It has always been a source of surprise and not a little disappointment to some of us at MetalMiner that vast amounts of tax payers money and significant increases in consumers electricity bills are supporting power generation technologies that have such variable and unpredictable delivery profiles. We realize the most well established renewable technology – hydroelectric power generation – can be subject to drought and so is not exactly guaranteed but at least the on/off cycles can be predicted months in advance with weather patterns and monitoring of reservoir levels. Politicians’ short attention spans have been firmly focused on wind turbines and solar panels from developed to developing countries and while they have every excuse in landlocked, flat or low rainfall countries, they don’t in places like western Europe or the US. Finally attention, and some support in terms of tariffs, is being given to technologies that have hovered on the edge of commercial application for decades. We speak of course of tidal power.
We wrote a month or so back about the (slightly surprising) fact that Britain is a world leader in offshore wind farms, surrounded as it is by windy coastlines and with a world class offshore oil industry it has both the environment and engineering expertise to excel in such an industry. Those of us that live in the UK will testify that counter to the country’s image as being second only to Ireland for rain and wind we do actually have days of calm and on those days wind farms leave a big hole in the electricity supply map. Prediction techniques are getting better but it still requires either intermittent import of power from continental Europe or the firing up of standby generating capacity, or both, adding to the total cost of generation from wind farms.

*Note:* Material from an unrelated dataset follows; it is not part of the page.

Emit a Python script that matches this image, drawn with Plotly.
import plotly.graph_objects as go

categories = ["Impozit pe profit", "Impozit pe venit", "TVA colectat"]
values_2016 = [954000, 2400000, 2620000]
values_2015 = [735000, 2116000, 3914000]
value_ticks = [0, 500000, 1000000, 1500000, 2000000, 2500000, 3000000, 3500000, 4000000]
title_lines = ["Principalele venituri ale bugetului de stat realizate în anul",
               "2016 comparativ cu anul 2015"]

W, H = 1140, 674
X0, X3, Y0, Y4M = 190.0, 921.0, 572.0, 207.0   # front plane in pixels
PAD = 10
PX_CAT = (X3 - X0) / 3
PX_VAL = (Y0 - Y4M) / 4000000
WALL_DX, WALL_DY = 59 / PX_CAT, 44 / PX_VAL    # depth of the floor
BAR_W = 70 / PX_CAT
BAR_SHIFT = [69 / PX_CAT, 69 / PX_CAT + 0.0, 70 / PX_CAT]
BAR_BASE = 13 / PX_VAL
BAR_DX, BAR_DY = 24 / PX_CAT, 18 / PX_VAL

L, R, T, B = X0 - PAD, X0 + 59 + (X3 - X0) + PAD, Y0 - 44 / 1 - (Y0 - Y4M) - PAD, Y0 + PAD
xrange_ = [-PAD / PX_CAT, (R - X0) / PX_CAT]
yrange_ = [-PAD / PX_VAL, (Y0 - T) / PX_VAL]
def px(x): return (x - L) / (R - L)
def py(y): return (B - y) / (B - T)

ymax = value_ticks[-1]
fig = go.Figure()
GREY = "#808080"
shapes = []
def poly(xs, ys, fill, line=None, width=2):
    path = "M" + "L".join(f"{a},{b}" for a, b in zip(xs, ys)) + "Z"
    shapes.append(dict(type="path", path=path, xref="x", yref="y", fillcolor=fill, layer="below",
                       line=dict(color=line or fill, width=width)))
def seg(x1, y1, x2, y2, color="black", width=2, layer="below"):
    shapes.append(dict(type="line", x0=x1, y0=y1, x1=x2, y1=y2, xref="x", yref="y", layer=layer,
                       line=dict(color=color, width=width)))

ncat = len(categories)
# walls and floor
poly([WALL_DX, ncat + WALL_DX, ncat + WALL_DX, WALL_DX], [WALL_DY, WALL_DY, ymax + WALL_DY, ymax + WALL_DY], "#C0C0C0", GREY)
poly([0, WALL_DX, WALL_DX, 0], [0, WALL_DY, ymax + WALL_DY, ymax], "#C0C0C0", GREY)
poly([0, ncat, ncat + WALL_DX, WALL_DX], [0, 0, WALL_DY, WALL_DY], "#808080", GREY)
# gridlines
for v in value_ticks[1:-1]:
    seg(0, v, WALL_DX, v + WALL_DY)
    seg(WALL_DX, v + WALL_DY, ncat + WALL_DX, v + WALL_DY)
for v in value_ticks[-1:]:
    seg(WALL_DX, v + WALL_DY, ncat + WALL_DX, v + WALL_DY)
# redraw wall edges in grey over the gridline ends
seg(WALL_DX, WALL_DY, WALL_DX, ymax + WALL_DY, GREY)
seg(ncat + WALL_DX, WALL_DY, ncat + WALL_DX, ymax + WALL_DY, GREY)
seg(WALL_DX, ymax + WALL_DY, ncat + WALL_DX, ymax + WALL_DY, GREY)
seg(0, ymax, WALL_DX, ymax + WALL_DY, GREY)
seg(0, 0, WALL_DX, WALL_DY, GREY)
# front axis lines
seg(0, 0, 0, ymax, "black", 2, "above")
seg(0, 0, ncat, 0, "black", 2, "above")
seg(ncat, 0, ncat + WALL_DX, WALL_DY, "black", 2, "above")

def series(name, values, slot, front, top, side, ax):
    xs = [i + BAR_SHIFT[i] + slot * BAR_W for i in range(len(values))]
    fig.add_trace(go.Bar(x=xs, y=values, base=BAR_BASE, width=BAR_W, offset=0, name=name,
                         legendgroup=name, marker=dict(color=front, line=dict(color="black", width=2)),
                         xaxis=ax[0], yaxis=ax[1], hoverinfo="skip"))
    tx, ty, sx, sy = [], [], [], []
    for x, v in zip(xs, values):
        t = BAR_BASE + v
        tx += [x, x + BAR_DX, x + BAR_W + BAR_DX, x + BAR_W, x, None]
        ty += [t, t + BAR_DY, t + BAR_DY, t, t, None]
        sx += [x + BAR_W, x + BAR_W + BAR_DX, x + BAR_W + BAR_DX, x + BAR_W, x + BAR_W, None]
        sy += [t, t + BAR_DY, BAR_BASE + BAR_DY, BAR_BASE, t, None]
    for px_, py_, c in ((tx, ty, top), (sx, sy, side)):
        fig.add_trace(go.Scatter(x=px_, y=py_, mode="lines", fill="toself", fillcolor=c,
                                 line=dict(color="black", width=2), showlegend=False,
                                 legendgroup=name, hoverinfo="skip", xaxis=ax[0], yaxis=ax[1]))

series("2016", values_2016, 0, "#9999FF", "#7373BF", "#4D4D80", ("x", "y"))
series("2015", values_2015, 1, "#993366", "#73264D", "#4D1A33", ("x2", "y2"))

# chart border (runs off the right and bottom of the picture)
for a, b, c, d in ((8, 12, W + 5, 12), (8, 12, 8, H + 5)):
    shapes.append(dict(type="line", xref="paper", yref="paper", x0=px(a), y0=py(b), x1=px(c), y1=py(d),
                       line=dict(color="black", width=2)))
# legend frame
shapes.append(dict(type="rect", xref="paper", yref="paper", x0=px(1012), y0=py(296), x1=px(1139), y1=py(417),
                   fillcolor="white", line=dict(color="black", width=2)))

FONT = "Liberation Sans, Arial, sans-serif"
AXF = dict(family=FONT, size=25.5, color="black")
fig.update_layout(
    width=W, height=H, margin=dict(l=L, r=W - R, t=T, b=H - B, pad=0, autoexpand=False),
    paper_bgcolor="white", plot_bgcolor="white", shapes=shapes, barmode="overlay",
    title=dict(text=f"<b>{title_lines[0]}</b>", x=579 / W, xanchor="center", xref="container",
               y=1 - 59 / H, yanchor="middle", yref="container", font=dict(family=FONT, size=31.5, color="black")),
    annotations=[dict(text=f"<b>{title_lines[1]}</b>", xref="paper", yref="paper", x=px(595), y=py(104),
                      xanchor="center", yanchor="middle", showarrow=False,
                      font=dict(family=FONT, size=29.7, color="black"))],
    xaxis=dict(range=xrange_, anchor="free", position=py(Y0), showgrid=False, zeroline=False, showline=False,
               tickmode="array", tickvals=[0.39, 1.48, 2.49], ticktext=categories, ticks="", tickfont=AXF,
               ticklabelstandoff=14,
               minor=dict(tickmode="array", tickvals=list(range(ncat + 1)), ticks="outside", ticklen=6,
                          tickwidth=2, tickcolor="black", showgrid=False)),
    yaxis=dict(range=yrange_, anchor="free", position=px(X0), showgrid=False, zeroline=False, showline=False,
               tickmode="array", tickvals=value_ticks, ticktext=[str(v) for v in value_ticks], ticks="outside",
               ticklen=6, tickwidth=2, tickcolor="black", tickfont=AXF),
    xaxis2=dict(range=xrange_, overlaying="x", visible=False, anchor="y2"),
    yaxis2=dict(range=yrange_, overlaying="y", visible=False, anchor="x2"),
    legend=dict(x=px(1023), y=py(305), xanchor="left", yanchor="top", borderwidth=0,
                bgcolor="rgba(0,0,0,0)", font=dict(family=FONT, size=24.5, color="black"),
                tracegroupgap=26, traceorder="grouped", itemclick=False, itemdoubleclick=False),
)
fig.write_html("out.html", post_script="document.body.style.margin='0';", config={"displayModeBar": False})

Not so for tidal. Tidal flows can be predicted with great accuracy a hundred years into the future. Only the turn of the tide (also highly predictable) and mechanical failure will get in the way of steady power supply, and the latter is getting less likely with the arrival of major hydro-electric power generating OEM’s such as Andritz Hydro, Alstom Hydro, and Voith Hydro who for decades have manufactured some 80% of the world’s hydro-electric turbines according to a Hydro World article. Such firms will bring down the cost of manufacture by leveraging existing manufacturing facilities and technology. So far these majors are showing active interest but have not tipped their toes in the water by actually building tidal farms (that honor goes to pioneers like Atlantis Resources Corporation based in London and Singapore and with backing from Morgan Stanley as part of a joint venture called MeyGen). The partners have been awarded approval to build a huge tidal generating farm comprising 400 submerged turbines in the Pentland Firth. The Inner Sound, lying as it does between Scotland’s Caithness coast and the island of Storma, is said to one of the world’s most energetic tidal areas a BBC report advised. The 400 MW to be generated from this project will combine with up to 10 further wind, wave and tidal projects in the area to generate a projected 1.6GW by 2020 according to an environmental business website Green Wise Business.

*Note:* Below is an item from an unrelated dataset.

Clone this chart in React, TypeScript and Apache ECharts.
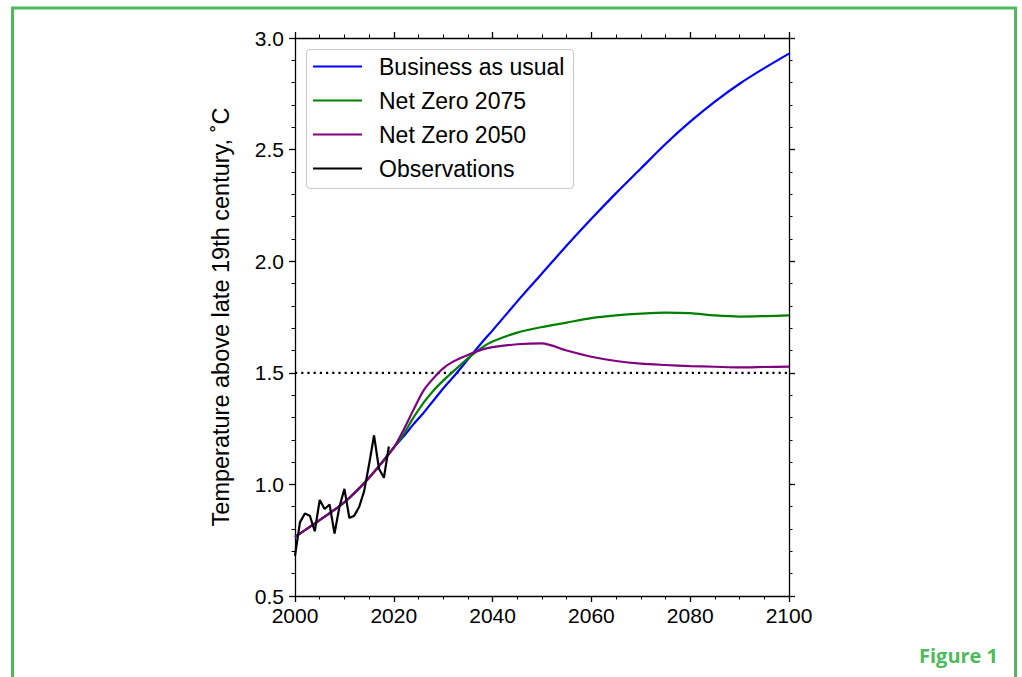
import React, { useEffect, useRef } from "react";
import * as echarts from "echarts";

const scenarioYears = [2000, 2005, 2010, 2015, 2020, 2022, 2024, 2026, 2028, 2030, 2032, 2035, 2038, 2040, 2045, 2050, 2055, 2060, 2065, 2070, 2075, 2080, 2085, 2090, 2095, 2100];
const businessAsUsual = [0.765, 0.84, 0.92, 1.03, 1.165, 1.215, 1.27, 1.32, 1.375, 1.43, 1.48, 1.56, 1.64, 1.69, 1.82, 1.945, 2.07, 2.19, 2.305, 2.415, 2.525, 2.625, 2.715, 2.795, 2.865, 2.93];
const netZero2075 = [0.765, 0.84, 0.92, 1.03, 1.165, 1.225, 1.30, 1.365, 1.42, 1.465, 1.505, 1.565, 1.615, 1.64, 1.68, 1.705, 1.725, 1.745, 1.757, 1.765, 1.77, 1.767, 1.757, 1.752, 1.754, 1.757];
const netZero2050 = [0.765, 0.84, 0.92, 1.03, 1.165, 1.245, 1.335, 1.42, 1.475, 1.52, 1.55, 1.58, 1.605, 1.615, 1.628, 1.632, 1.60, 1.572, 1.553, 1.541, 1.535, 1.53, 1.527, 1.524, 1.526, 1.528];

const obsYears = [2000, 2001, 2002, 2003, 2004, 2005, 2006, 2007, 2008, 2009, 2010, 2011, 2012, 2013, 2014, 2015, 2016, 2017, 2018, 2019];
const observations = [0.68, 0.83, 0.87, 0.86, 0.79, 0.93, 0.89, 0.91, 0.78, 0.90, 0.98, 0.85, 0.86, 0.90, 0.97, 1.09, 1.22, 1.07, 1.03, 1.17];

const thresholdYears = [2000, 2100];
const thresholdValues = [1.5, 1.5];

const xTicks = { min: 2000, max: 2100, interval: 20 };
const yTicks = { min: 0.5, max: 3.0, interval: 0.5 };

const seriesNames = ["Business as usual", "Net Zero 2075", "Net Zero 2050", "Observations"];
const yTitle = "Temperature above late 19th century, ˚C";
const figureLabel = "Figure 1";

const zip = (xs: number[], ys: number[]) => xs.map((x, i) => [x, ys[i]]);

const FONT = "Liberation Sans, Arial, sans-serif";
const GREEN = "#4dbb5b";

export default function App() {
  const ref = useRef<HTMLDivElement>(null);
  useEffect(() => {
    document.body.style.margin = "0";
    const chart = echarts.init(ref.current!, undefined, { renderer: "svg" });
    const axisCommon = {
      axisLine: { show: true, lineStyle: { color: "#000", width: 1.3 } },
      axisTick: { show: true, inside: false, length: 6, lineStyle: { color: "#000", width: 1.3 } },
      minorTick: { show: true, length: 3.5, lineStyle: { color: "#000", width: 1 } },
      splitLine: { show: false },
      minorSplitLine: { show: false },
    };
    const xLabel = { fontSize: 21, color: "#000", fontFamily: FONT, margin: 9, formatter: (v: number) => String(v) };
    const yLabel = { fontSize: 21, color: "#000", fontFamily: FONT, margin: 11, formatter: (v: number) => v.toFixed(1) };
    const lineSeries = (name: string, xs: number[], ys: number[], color: string, smooth: number | boolean) => ({
      name,
      type: "line",
      data: zip(xs, ys),
      xAxisIndex: 0,
      yAxisIndex: 0,
      showSymbol: false,
      symbol: "none",
      smooth,
      color,
      lineStyle: { color, width: 2.2 },
      z: 3,
    });
    chart.setOption({
      animation: false,
      backgroundColor: "#fff",
      grid: { left: 295, top: 38, width: 494, height: 558, containLabel: false },
      xAxis: [
        { type: "value", position: "bottom", ...xTicks, ...axisCommon, minorTick: { ...axisCommon.minorTick, splitNumber: 4 }, axisLabel: xLabel },
        { type: "value", position: "top", ...xTicks, ...axisCommon, minorTick: { ...axisCommon.minorTick, splitNumber: 4 }, axisLabel: { show: false } },
      ],
      yAxis: [
        {
          type: "value", position: "left", ...yTicks, ...axisCommon,
          minorTick: { ...axisCommon.minorTick, splitNumber: 5 }, axisLabel: yLabel,
          name: yTitle, nameLocation: "middle", nameGap: 62, nameRotate: 90,
          nameTextStyle: { fontSize: 23.5, color: "#000", fontFamily: FONT },
        },
        { type: "value", position: "right", ...yTicks, ...axisCommon, minorTick: { ...axisCommon.minorTick, splitNumber: 5 }, axisLabel: { show: false } },
      ],
      legend: {
        data: seriesNames,
        orient: "vertical",
        left: 306,
        top: 55,
        padding: [0, 0, 0, 7],
        itemWidth: 49,
        itemHeight: 2.2,
        icon: "rect",
        itemGap: 11,
        textStyle: { fontSize: 23, color: "#000", fontFamily: FONT, lineHeight: 22, padding: [0, 0, 0, 12] },
        z: 5,
      },
      graphic: [
        {
          type: "rect", z: 4, silent: true,
          shape: { x: 306.5, y: 49.5, width: 267, height: 139, r: 4 },
          style: { fill: "#fff", stroke: "#cccccc", lineWidth: 1.2 },
        },
        {
          type: "rect", z: 10, silent: true,
          shape: { x: 12.5, y: 8, width: 1003, height: 720 },
          style: { fill: "none", stroke: GREEN, lineWidth: 3 },
        },
        {
          type: "text", z: 10, left: 919, top: 645,
          style: { text: figureLabel, fill: GREEN, font: "bold 20px 'Open Sans', sans-serif" },
        },
      ],
      series: [
        lineSeries(seriesNames[0], scenarioYears, businessAsUsual, "#0000ff", 0.25),
        lineSeries(seriesNames[1], scenarioYears, netZero2075, "#008000", 0.25),
        lineSeries(seriesNames[2], scenarioYears, netZero2050, "#800080", 0.25),
        lineSeries(seriesNames[3], obsYears, observations, "#000000", false),
        {
          name: "1.5 threshold",
          type: "line",
          data: zip(thresholdYears, thresholdValues),
          showSymbol: false,
          symbol: "none",
          lineStyle: { color: "#000", width: 2.2, type: [2.2, 4] },
          z: 2,
        },
      ],
    });
    return () => chart.dispose();
  }, []);
  return <div ref={ref} style={{ width: 1022, height: 677 }} />;
}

Part of the reason tidal has lagged wind is the technical and engineering challenges involved. Although the conditions are predictable they remain harsh and with 18m (59ft) blades Atlantic AK1000 turbine is a significant engineering enterprise.
Source: Google Images
Even so a tidal turbine can be made one tenth the size of a wind turbine for the same power and yet consume only one twentieth of the materials material use rising roughly as the cube of blade diameter.

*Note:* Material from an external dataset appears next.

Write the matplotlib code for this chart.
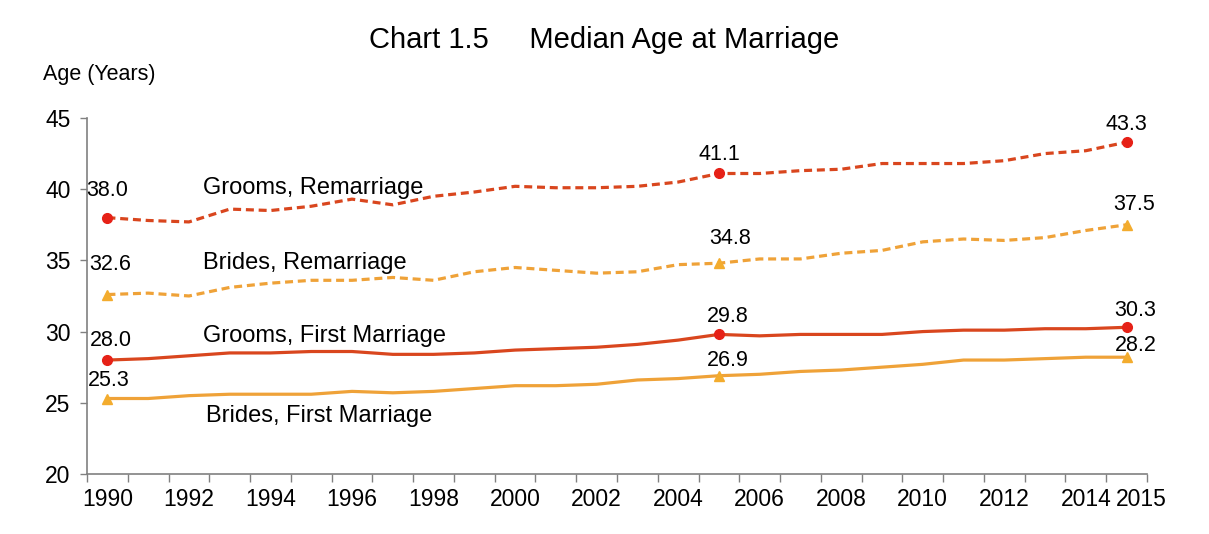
import matplotlib.pyplot as plt
import matplotlib.transforms as mtransforms

plt.rcParams["font.family"] = ["Liberation Sans", "DejaVu Sans"]

# Data
years = list(range(1990, 2016))
grooms_remarriage = [38.0, 37.8, 37.7, 38.6, 38.5, 38.8, 39.3, 38.9, 39.5, 39.8,
                     40.2, 40.1, 40.1, 40.2, 40.5, 41.1, 41.1, 41.3, 41.4, 41.8,
                     41.8, 41.8, 42.0, 42.5, 42.7, 43.3]
brides_remarriage = [32.6, 32.7, 32.5, 33.1, 33.4, 33.6, 33.6, 33.8, 33.6, 34.2,
                     34.5, 34.3, 34.1, 34.2, 34.7, 34.8, 35.1, 35.1, 35.5, 35.7,
                     36.3, 36.5, 36.4, 36.6, 37.1, 37.5]
grooms_first = [28.0, 28.1, 28.3, 28.5, 28.5, 28.6, 28.6, 28.4, 28.4, 28.5,
                28.7, 28.8, 28.9, 29.1, 29.4, 29.8, 29.7, 29.8, 29.8, 29.8,
                30.0, 30.1, 30.1, 30.2, 30.2, 30.3]
brides_first = [25.3, 25.3, 25.5, 25.6, 25.6, 25.6, 25.8, 25.7, 25.8, 26.0,
                26.2, 26.2, 26.3, 26.6, 26.7, 26.9, 27.0, 27.2, 27.3, 27.5,
                27.7, 28.0, 28.0, 28.1, 28.2, 28.2]
series_names = ["Grooms, Remarriage", "Brides, Remarriage",
                "Grooms, First Marriage", "Brides, First Marriage"]
labelled_years = [1990, 2005, 2015]

red_line = "#D9461E"
red_mark = "#E62117"
orange_line = "#EFA238"
orange_mark = "#F3AC2E"

fig = plt.figure(figsize=(12.09, 5.34), dpi=100)
ax = fig.add_axes([0.072, 0.1124, 0.8767, 0.6667])

x = list(range(len(years)))
marks = [years.index(y) for y in labelled_years]

styles = [
    (grooms_remarriage, red_line, red_mark, "o", (0, (2.5, 1.5))),
    (brides_remarriage, orange_line, orange_mark, "^", (0, (2.5, 1.5))),
    (grooms_first, red_line, red_mark, "o", "-"),
    (brides_first, orange_line, orange_mark, "^", "-"),
]
# label offsets in pixels (dx, dy up) for each labelled point
label_offsets = [
    [(0, 27), (0, 19), (0, 18)],
    [(3, 30), (11, 25), (8, 20)],
    [(3, 20), (9, 18), (9, 17)],
    [(1, 18), (9, 15), (9, 12)],
]

for (vals, lc, mc, mk, ls), offs in zip(styles, label_offsets):
    ax.plot(x, vals, color=lc, lw=2.3, linestyle=ls, zorder=2)
    ax.plot([x[i] for i in marks], [vals[i] for i in marks], linestyle="none",
            marker=mk, ms=7, color=mc, mec=mc, zorder=3)
    for i, (dx, dy) in zip(marks, offs):
        ax.annotate(f"{vals[i]:.1f}", (x[i], vals[i]),
                    xytext=(dx * 0.72, dy * 0.72), textcoords="offset points",
                    ha="center", va="center", fontsize=15.5)

# series names
name_pos = [(2.34, 40.1), (2.34, 34.85), (2.34, 29.7), (2.42, 24.1)]
for name, (nx, ny) in zip(series_names, name_pos):
    ax.text(nx, ny, name, fontsize=17, ha="left", va="center")

ax.set_xlim(-0.5, len(years) - 0.5)
ax.set_ylim(20, 45)
ax.set_yticks(range(20, 46, 5))

tick_idx = [i for i, y in enumerate(years) if y % 2 == 0] + [len(years) - 1]
ax.set_xticks(tick_idx)
ax.set_xticklabels([str(years[i]) for i in tick_idx])
ax.set_xticks([i - 0.5 for i in range(len(years) + 1)], minor=True)
ax.tick_params(axis="x", which="major", length=0, pad=10, labelsize=16.5)
ax.tick_params(axis="x", which="minor", length=6, width=1, color="#808080")
ax.tick_params(axis="y", length=5, width=1, color="#808080", pad=7, labelsize=16.5)

# shift the last label right so it clears 2014
last = ax.get_xticklabels()[-1]
last.set_transform(last.get_transform() +
                   mtransforms.ScaledTranslation(0.15, 0, fig.dpi_scale_trans))

for side in ["top", "right"]:
    ax.spines[side].set_visible(False)
for side in ["left", "bottom"]:
    ax.spines[side].set_color("#808080")
    ax.spines[side].set_linewidth(1.2)

fig.text(0.5, 0.925, "Chart 1.5     Median Age at Marriage", fontsize=21,
         ha="center", va="center")
fig.text(0.0356, 0.86, "Age (Years)", fontsize=15.5, ha="left", va="center")

fig.savefig("out.png", dpi=100)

Clearly the UK has certain environmental advantages but it is far from unique in the world. While statistics such as “less than 0.1% of global tidal power could serve five times global electricity demand” remain meaningless as much of the tidal power is not in locations where we can access, it is still broadly true that both the UK and US have enough accessible tidal power to meet about 15% of their electricity needs that’s an awful lot of coal that doesn’t need to be mined, transported and burned.